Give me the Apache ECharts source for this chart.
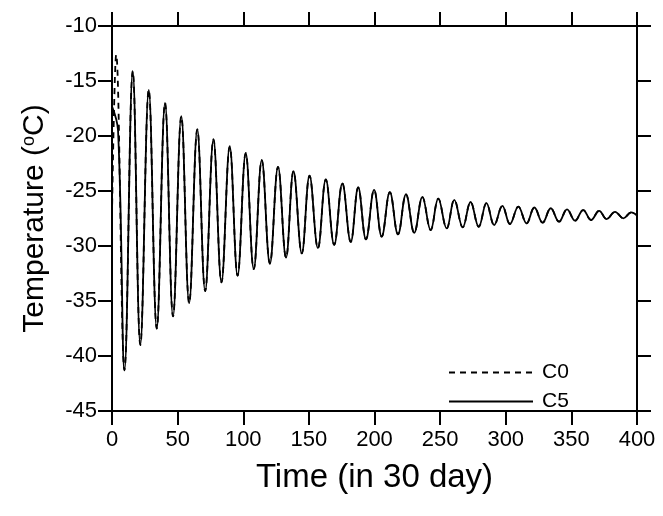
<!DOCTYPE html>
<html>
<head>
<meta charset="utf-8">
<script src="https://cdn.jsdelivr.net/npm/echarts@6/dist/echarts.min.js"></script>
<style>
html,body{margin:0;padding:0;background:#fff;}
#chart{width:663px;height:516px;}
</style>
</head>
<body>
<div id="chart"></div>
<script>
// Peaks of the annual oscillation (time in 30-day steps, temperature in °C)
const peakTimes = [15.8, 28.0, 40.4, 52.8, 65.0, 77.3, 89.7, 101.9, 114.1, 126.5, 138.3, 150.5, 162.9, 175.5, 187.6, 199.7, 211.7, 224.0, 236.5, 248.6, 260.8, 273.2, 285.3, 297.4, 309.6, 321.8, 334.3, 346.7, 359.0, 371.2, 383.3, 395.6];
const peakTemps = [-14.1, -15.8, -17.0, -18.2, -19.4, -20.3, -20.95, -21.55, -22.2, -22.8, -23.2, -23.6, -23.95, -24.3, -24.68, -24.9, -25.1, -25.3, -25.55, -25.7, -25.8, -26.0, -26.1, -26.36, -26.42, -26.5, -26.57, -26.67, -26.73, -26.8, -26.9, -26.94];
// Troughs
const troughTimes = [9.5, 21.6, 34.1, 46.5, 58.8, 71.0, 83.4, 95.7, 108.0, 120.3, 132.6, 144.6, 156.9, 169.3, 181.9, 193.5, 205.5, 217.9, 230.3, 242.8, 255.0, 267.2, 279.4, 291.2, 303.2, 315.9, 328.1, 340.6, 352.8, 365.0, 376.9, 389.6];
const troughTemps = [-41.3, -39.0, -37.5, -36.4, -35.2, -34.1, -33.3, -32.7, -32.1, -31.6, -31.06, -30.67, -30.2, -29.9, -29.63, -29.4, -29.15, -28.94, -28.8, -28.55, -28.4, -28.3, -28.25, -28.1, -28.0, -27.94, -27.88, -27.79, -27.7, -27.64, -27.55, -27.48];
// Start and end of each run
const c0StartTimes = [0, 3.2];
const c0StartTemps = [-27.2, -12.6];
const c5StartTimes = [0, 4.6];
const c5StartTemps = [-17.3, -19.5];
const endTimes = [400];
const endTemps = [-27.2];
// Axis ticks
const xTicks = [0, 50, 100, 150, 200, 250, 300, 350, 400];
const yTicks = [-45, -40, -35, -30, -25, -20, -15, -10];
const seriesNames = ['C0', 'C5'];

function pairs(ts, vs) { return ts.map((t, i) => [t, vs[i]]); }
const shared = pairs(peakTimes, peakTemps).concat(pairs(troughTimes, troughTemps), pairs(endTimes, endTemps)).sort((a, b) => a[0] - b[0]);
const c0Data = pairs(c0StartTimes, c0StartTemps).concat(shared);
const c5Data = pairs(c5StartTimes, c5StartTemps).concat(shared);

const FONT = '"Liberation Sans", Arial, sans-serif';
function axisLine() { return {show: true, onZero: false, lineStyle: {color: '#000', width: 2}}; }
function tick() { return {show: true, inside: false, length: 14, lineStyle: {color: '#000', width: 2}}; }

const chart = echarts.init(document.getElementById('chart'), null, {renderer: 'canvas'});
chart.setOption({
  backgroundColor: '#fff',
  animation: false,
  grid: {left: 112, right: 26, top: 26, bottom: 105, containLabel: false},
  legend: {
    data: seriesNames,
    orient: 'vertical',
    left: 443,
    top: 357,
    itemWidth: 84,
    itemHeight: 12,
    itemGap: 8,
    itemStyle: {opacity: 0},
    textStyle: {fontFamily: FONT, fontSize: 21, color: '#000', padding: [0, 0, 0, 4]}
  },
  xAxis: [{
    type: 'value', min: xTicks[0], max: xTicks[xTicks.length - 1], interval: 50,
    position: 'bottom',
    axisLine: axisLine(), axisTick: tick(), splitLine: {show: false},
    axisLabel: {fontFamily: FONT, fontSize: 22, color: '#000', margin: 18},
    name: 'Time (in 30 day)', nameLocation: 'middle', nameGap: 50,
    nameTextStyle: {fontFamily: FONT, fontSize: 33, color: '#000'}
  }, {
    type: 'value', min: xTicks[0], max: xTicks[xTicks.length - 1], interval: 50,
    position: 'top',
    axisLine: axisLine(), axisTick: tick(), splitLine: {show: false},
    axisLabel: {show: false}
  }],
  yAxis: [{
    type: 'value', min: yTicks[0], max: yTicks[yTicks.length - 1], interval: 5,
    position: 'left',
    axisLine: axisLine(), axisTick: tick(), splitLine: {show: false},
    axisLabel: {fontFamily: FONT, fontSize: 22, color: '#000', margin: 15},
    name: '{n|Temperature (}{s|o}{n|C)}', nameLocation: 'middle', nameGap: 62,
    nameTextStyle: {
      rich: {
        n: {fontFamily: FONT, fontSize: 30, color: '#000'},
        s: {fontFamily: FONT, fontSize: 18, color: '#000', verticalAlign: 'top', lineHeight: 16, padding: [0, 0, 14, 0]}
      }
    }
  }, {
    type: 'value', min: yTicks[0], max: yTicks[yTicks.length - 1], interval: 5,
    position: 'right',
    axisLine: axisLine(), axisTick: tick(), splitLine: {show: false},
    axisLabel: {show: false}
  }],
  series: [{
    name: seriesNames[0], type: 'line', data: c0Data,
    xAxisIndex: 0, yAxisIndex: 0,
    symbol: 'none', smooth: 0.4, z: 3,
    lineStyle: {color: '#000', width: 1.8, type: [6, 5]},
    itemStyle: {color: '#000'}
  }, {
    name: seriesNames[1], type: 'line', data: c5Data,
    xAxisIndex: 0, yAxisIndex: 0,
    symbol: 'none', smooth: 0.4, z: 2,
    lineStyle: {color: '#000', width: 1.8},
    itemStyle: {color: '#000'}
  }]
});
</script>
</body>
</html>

> _What you are asked to do_:
Omitting all pictures, restate exactly the lines of the material from its start through the line that contains "const seriesNames = ['C0', 'C5'];".

> _Task answer_:
Give me the Apache ECharts source for this chart.
<!DOCTYPE html>
<html>
<head>
<meta charset="utf-8">
<script src="https://cdn.jsdelivr.net/npm/echarts@6/dist/echarts.min.js"></script>
<style>
html,body{margin:0;padding:0;background:#fff;}
#chart{width:663px;height:516px;}
</style>
</head>
<body>
<div id="chart"></div>
<script>
// Peaks of the annual oscillation (time in 30-day steps, temperature in °C)
const peakTimes = [15.8, 28.0, 40.4, 52.8, 65.0, 77.3, 89.7, 101.9, 114.1, 126.5, 138.3, 150.5, 162.9, 175.5, 187.6, 199.7, 211.7, 224.0, 236.5, 248.6, 260.8, 273.2, 285.3, 297.4, 309.6, 321.8, 334.3, 346.7, 359.0, 371.2, 383.3, 395.6];
const peakTemps = [-14.1, -15.8, -17.0, -18.2, -19.4, -20.3, -20.95, -21.55, -22.2, -22.8, -23.2, -23.6, -23.95, -24.3, -24.68, -24.9, -25.1, -25.3, -25.55, -25.7, -25.8, -26.0, -26.1, -26.36, -26.42, -26.5, -26.57, -26.67, -26.73, -26.8, -26.9, -26.94];
// Troughs
const troughTimes = [9.5, 21.6, 34.1, 46.5, 58.8, 71.0, 83.4, 95.7, 108.0, 120.3, 132.6, 144.6, 156.9, 169.3, 181.9, 193.5, 205.5, 217.9, 230.3, 242.8, 255.0, 267.2, 279.4, 291.2, 303.2, 315.9, 328.1, 340.6, 352.8, 365.0, 376.9, 389.6];
const troughTemps = [-41.3, -39.0, -37.5, -36.4, -35.2, -34.1, -33.3, -32.7, -32.1, -31.6, -31.06, -30.67, -30.2, -29.9, -29.63, -29.4, -29.15, -28.94, -28.8, -28.55, -28.4, -28.3, -28.25, -28.1, -28.0, -27.94, -27.88, -27.79, -27.7, -27.64, -27.55, -27.48];
// Start and end of each run
const c0StartTimes = [0, 3.2];
const c0StartTemps = [-27.2, -12.6];
const c5StartTimes = [0, 4.6];
const c5StartTemps = [-17.3, -19.5];
const endTimes = [400];
const endTemps = [-27.2];
// Axis ticks
const xTicks = [0, 50, 100, 150, 200, 250, 300, 350, 400];
const yTicks = [-45, -40, -35, -30, -25, -20, -15, -10];
const seriesNames = ['C0', 'C5'];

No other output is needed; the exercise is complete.